Le point de vue de Esther Benbassa est tout à fait juste.
J'avais cité il y a quelques jours une interview de Annette Wieviorka. Celle-ci expliquait qu'en France, au lendemain de la guerre, le génocide des Juifs était très peu évoqué, y compris par les Juifs eux-mêmes. Prenons par exemple le cas des manuels scolaires. Je cite un intervenant de Histoforum:
En fouinant dans la maison sous prétexte de retrouver des documents pertinents pour la déclaration sur le revenu, j'ai quand même trouvé, en 2eme rangée ou sur le dessus des armoires, 2 ouvrages généralistes, respectivement de 1958 et 1964. Le moins qu'on puisse dire est que l'obsession génocidaire n'y était pas de mise: Dans l'un comme l'autre, ni le génocide des juifs, ni la moindre famine en Ukraine ou en URSS ne sont mentionnés .
* La Pléïade, Histoire universelle, TomeIII, 1958
- "La crise de l'Europe", par Jean Vidalenc, qui recouvre l'époque de 1914 à 1945, 5 pages sur la SGM, zero ligne sur l'extermination des juifs.
- "Le Monde Slave", par Alfred Fichelle, 11 pages sur l'histoire de l'URSS, dont 2 pages sur la politique intérieure de l'URSS "La collectivisation agricole s'opéra au début dans le plus grand désordre à cause de la mauvaise volonté des paysans aisés ou koumak. Une répression cruelle s'ensuivit."

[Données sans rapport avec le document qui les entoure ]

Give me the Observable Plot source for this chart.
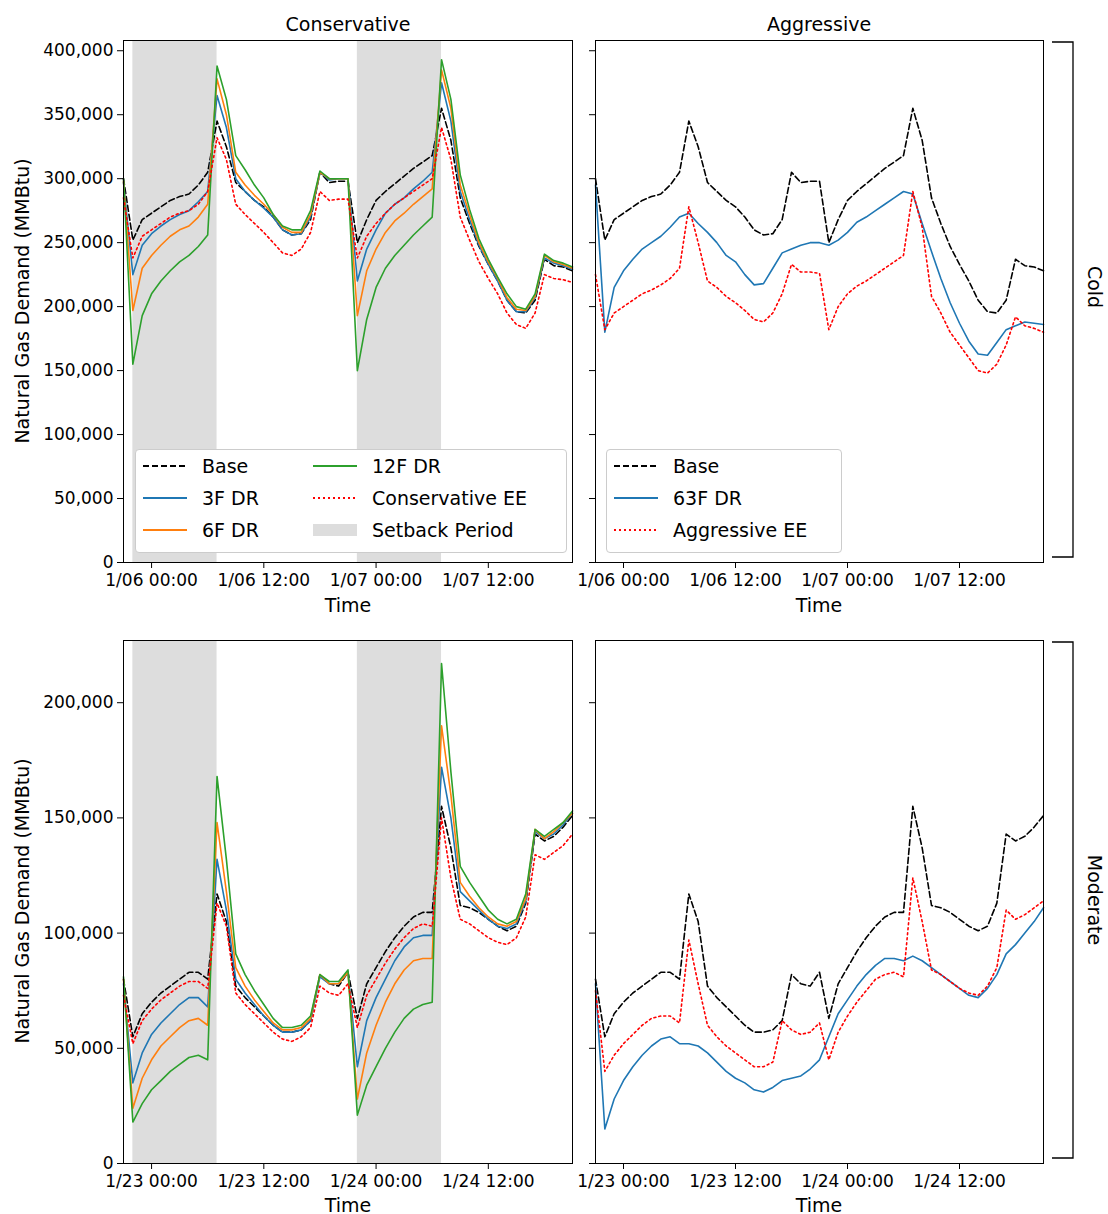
<!DOCTYPE html>
<html><head><meta charset="utf-8">
<script src="https://cdn.jsdelivr.net/npm/d3@7"></script>
<script src="https://cdn.jsdelivr.net/npm/@observablehq/plot@0.6"></script>
<style>
body{margin:0;background:#fff;font-family:"DejaVu Sans",sans-serif;}
#wrap{position:relative;width:1108px;height:1214px;}
.abs{position:absolute;}
.t{position:absolute;font-size:19px;color:#000;white-space:nowrap;}
.leg{position:absolute;background:#fff;border:1px solid #ccc;border-radius:4px;font-size:19px;}
.leg .row{position:absolute;display:flex;align-items:center;gap:14px;}
</style></head><body><div id="wrap"></div>
<script>
// ---------- data (thousand MMBtu), hourly from 21:00 on day before ----------
const coldStart = Date.UTC(2024,0,5,21);
const modStart = Date.UTC(2024,0,22,21);
const coldShade = [[Date.UTC(2024,0,5,22),Date.UTC(2024,0,6,7)],[Date.UTC(2024,0,6,22),Date.UTC(2024,0,7,7)]];
const modShade = [[Date.UTC(2024,0,22,22),Date.UTC(2024,0,23,7)],[Date.UTC(2024,0,23,22),Date.UTC(2024,0,24,7)]];

const coldBase = [300,252,268,273,278,283,286,288,295,305,345,325,297,290,283,278,270,260,256,257,268,305,297,298,298,250,268,283,290,296,302,308,313,318,355,330,285,265,247,233,220,205,196,195,205,237,232,231,228];
const cold3F = [297,225,248,257,263,268,272,275,282,290,365,340,300,290,283,277,270,260,256,257,270,305,299,300,300,220,245,260,273,280,285,292,298,305,375,345,290,268,248,233,220,205,196,196,207,238,234,232,229];
const cold6F = [298,197,230,240,248,255,260,263,270,280,378,350,305,295,287,280,272,262,258,258,272,305,300,300,300,193,228,245,258,267,273,280,286,292,385,355,295,272,250,235,222,207,198,197,208,240,235,233,230];
const cold12F = [300,155,193,210,220,228,235,240,247,256,388,362,318,307,295,285,272,263,260,260,275,306,300,300,300,150,190,215,230,240,248,256,263,270,393,362,303,276,253,237,223,210,200,198,210,241,236,234,231];
const coldConsEE = [285,238,255,260,265,270,273,275,280,290,332,315,280,272,265,258,250,242,240,245,258,290,283,284,284,238,255,265,273,280,285,290,295,300,340,315,270,252,235,222,210,195,186,183,195,225,222,221,219];
const cold63F = [295,180,215,228,237,245,250,255,262,270,273,265,258,250,240,235,225,217,218,230,242,245,248,250,250,248,252,258,266,270,275,280,285,290,288,265,243,222,203,187,173,163,162,172,182,185,188,187,186];
const coldAggEE = [225,182,195,200,205,210,213,217,222,230,278,250,220,215,208,203,197,190,188,195,210,233,227,227,226,182,200,210,216,220,225,230,235,240,290,262,208,195,180,170,160,150,148,155,170,192,185,183,180];

const modBase = [80,55,65,70,74,77,80,83,83,80,117,105,77,72,68,64,60,57,57,58,62,82,78,77,83,63,78,85,92,98,103,107,109,109,155,137,112,111,109,106,103,101,103,113,143,140,142,146,151];
const mod3F = [78,35,48,56,61,65,69,72,72,68,132,110,80,74,69,64,60,57,57,58,62,81,78,78,83,42,62,72,80,88,94,98,99,99,172,150,118,114,110,106,103,102,104,114,144,141,143,147,152];
const mod6F = [80,24,37,45,51,55,59,62,63,60,148,118,85,77,71,66,61,58,58,59,63,82,78,78,83,28,48,60,70,78,84,88,89,89,190,160,122,116,111,107,104,103,105,115,145,141,144,148,152];
const mod12F = [81,18,26,32,36,40,43,46,47,45,168,132,91,82,75,69,63,59,59,60,64,82,79,79,84,21,34,42,50,57,63,67,69,70,217,170,129,122,116,110,106,104,106,117,145,142,145,148,153];
const modConsEE = [73,52,62,67,71,74,77,79,79,76,113,103,74,69,65,61,57,54,53,55,59,77,74,73,78,59,73,80,87,93,98,102,104,103,150,124,106,104,101,98,96,95,98,107,134,132,135,138,143];
const mod63F = [78,15,28,36,42,47,51,54,55,52,52,51,48,44,40,37,35,32,31,33,36,37,38,41,45,55,65,71,77,82,86,89,89,88,90,88,85,82,79,76,73,72,76,82,91,95,100,105,111];
const modAggEE = [75,40,47,52,56,60,63,64,64,61,97,78,60,55,51,48,45,42,42,44,62,58,56,57,61,45,57,64,70,75,80,82,83,81,124,105,84,82,79,76,74,73,77,85,110,106,108,111,114];

const coldTicks = [0,50,100,150,200,250,300,350,400];
const modTicks = [0,50,100,150,200];

const styles = {
  base:{stroke:"black",strokeDasharray:"6,3"},
  f3:{stroke:"#1f77b4"}, f6:{stroke:"#ff7f0e"}, f12:{stroke:"#2ca02c"},
  ee:{stroke:"red",strokeDasharray:"2,3"}
};

const wrap = document.getElementById("wrap");
function rows(arr,start){return arr.map((v,i)=>({t:new Date(start+i*3600e3),v:v*1000}));}

function panel({left,top,width,height,ml,mr,mt,mb,series,yMax,yTicks,labels,shade,start}){
  const marks=[];
  if(shade) marks.push(Plot.rect(shade.map(([a,b])=>({a:new Date(a),b:new Date(b)})),{x1:"a",x2:"b",y1:0,y2:yMax,fill:"#dddddd"}));
  for(const [arr,st] of series) marks.push(Plot.line(rows(arr,start),{x:"t",y:"v",strokeWidth:1.6,...st}));
  marks.push(Plot.axisY({ticks:yTicks.map(d=>d*1000),tickSize:6,tickPadding:4,tickFormat:labels?d3.format(","):()=>"",label:null,fontSize:17}));
  marks.push(Plot.axisX({ticks:d3.utcHour.every(12),tickSize:6,tickPadding:5,tickFormat:d3.utcFormat("%-m/%d %H:%M"),label:null,fontSize:17}));
  marks.push(Plot.frame({stroke:"black"}));
  const p=Plot.plot({width,height,marginLeft:ml,marginRight:mr,marginTop:mt,marginBottom:mb,
    style:{fontFamily:"DejaVu Sans",fontSize:"17px",color:"black",background:"transparent",overflow:"visible"},
    x:{type:"utc",domain:[new Date(start),new Date(start+48*3600e3)]},
    y:{domain:[0,yMax]},marks});
  p.classList.add("abs"); p.style.left=left+"px"; p.style.top=top+"px";
  wrap.appendChild(p);
}
const leftSeriesCold=[[coldBase,styles.base],[cold3F,styles.f3],[cold6F,styles.f6],[cold12F,styles.f12],[coldConsEE,styles.ee]];
const rightSeriesCold=[[coldBase,styles.base],[cold63F,styles.f3],[coldAggEE,styles.ee]];
const leftSeriesMod=[[modBase,styles.base],[mod3F,styles.f3],[mod6F,styles.f6],[mod12F,styles.f12],[modConsEE,styles.ee]];
const rightSeriesMod=[[modBase,styles.base],[mod63F,styles.f3],[modAggEE,styles.ee]];

panel({left:0,top:0,width:580,height:600,ml:123,mr:8,mt:40,mb:38,series:leftSeriesCold,yMax:408000,yTicks:coldTicks,labels:true,shade:coldShade,start:coldStart});
panel({left:580,top:0,width:480,height:600,ml:15,mr:17,mt:40,mb:38,series:rightSeriesCold,yMax:408000,yTicks:coldTicks,labels:false,start:coldStart});
panel({left:0,top:600,width:580,height:601,ml:123,mr:8,mt:40,mb:38,series:leftSeriesMod,yMax:227000,yTicks:modTicks,labels:true,shade:modShade,start:modStart});
panel({left:580,top:600,width:480,height:601,ml:15,mr:17,mt:40,mb:38,series:rightSeriesMod,yMax:227000,yTicks:modTicks,labels:false,start:modStart});

function text(s,x,y,opts={}){const d=document.createElement("div");d.className="t";d.textContent=s;
  d.style.left=x+"px";d.style.top=y+"px";d.style.transform=(opts.rot?`translate(-50%,-50%) rotate(${opts.rot}deg)`:"translate(-50%,-50%)");wrap.appendChild(d);}
text("Conservative",348,24); text("Aggressive",819,24);
text("Time",348,605); text("Time",819,605); text("Time",348,1205); text("Time",819,1205);
text("Natural Gas Demand (MMBtu)",22,301,{rot:-90}); text("Natural Gas Demand (MMBtu)",22,901,{rot:-90});
text("Cold",1095,287,{rot:90}); text("Moderate",1095,900,{rot:90});
const br=d3.create("svg").attr("width",1108).attr("height",1214).attr("class","abs").style("left","0px").style("top","0px").style("pointer-events","none");
for(const [y1,y2] of [[42,557],[642,1158]]){
  br.append("path").attr("d",`M1052,${y1}H1073V${y2}H1052`).attr("fill","none").attr("stroke","black").attr("stroke-width",1.3);
}
wrap.appendChild(br.node());

function swatch(st,fill){const s=d3.create("svg").attr("width",46).attr("height",16);
  if(fill) s.append("rect").attr("x",1).attr("y",2).attr("width",44).attr("height",12).attr("fill","#dddddd");
  else s.append("line").attr("x1",1).attr("x2",45).attr("y1",8).attr("y2",8).attr("stroke",st.stroke).attr("stroke-width",1.8).attr("stroke-dasharray",st.strokeDasharray||null);
  return s.node();}
function legend(x,y,w,h,items){const b=document.createElement("div");b.className="leg";
  Object.assign(b.style,{left:x+"px",top:y+"px",width:w+"px",height:h+"px"});
  for(const it of items){const r=document.createElement("div");r.className="row";r.style.left=it.x+"px";r.style.top=it.y+"px";
    r.appendChild(swatch(it.st,it.fill));const s=document.createElement("span");s.textContent=it.label;r.appendChild(s);b.appendChild(r);}
  wrap.appendChild(b);}
legend(135,449,430,102,[
  {x:6,y:5,st:styles.base,label:"Base"},{x:6,y:37,st:styles.f3,label:"3F DR"},{x:6,y:69,st:styles.f6,label:"6F DR"},
  {x:176,y:5,st:styles.f12,label:"12F DR"},{x:176,y:37,st:styles.ee,label:"Conservative EE"},{x:176,y:69,fill:true,label:"Setback Period"}]);
legend(606,449,234,102,[
  {x:6,y:5,st:styles.base,label:"Base"},{x:6,y:37,st:styles.f3,label:"63F DR"},{x:6,y:69,st:styles.ee,label:"Aggressive EE"}]);
</script></body></html>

* Collection "Nouvelle Clio" Volume 38, "L'Europe de 1815 à nos jours", de JB.Duroselle, 1964
- 10 pages sur "La montée des périls et le 2eme guerre mondiale". zero ligne sur l'extermination des juifs. (il y a ailleurs de longs développements sur l'affaire Dreyfus)
- La révolution russe n'est traitée qu'indirectement et l'histoire de l'URSS n'intervient que dans le cadre de la SGM ou de la bipolarisation d'après-guerre.
http://www.histoforum.org/histoforums/5 ... ummsg=5553
Ainsi des livres rédigés 15 à 20 ans après la Shoah ne disent pas un mot de celle-ci. Je pense donc que la notion de culpabilité, que les Occidentaux sont censés avoir éprouvé après 1945, est en réalité une projection que nous faisons sur le passé. C'est seulement à partir de la fin des années 60 que l'on a pris conscience de la spécificité du génocide des Juifs.
Concernant le sionisme, c'est un mouvement apparu au début des années 1880, soit avant la naissance d'Hitler. Le projet d'un foyer national juif en Palestine est ancien et remonte au XIXe siècle.
A la veille de la Seconde guerre mondiale, l'Etat d'Israël est une quasi-réalité. On compte déja 600 000 Juifs en Palestine. Ceux-ci possèdent des institutions, des forces armées, une économie, un réseau scolaire et universitaire, un réseau de transport en commun, un système d'assurance sociale, des partis et un syndicat ... A tel point qu'en 1937 la commission Peel propose la division de la Palestine en deux Etats, l'un à majorité juive et l'autre à majorité arabe.
Le lien Shoah / naissance d'Israël n'est donc pas automatique.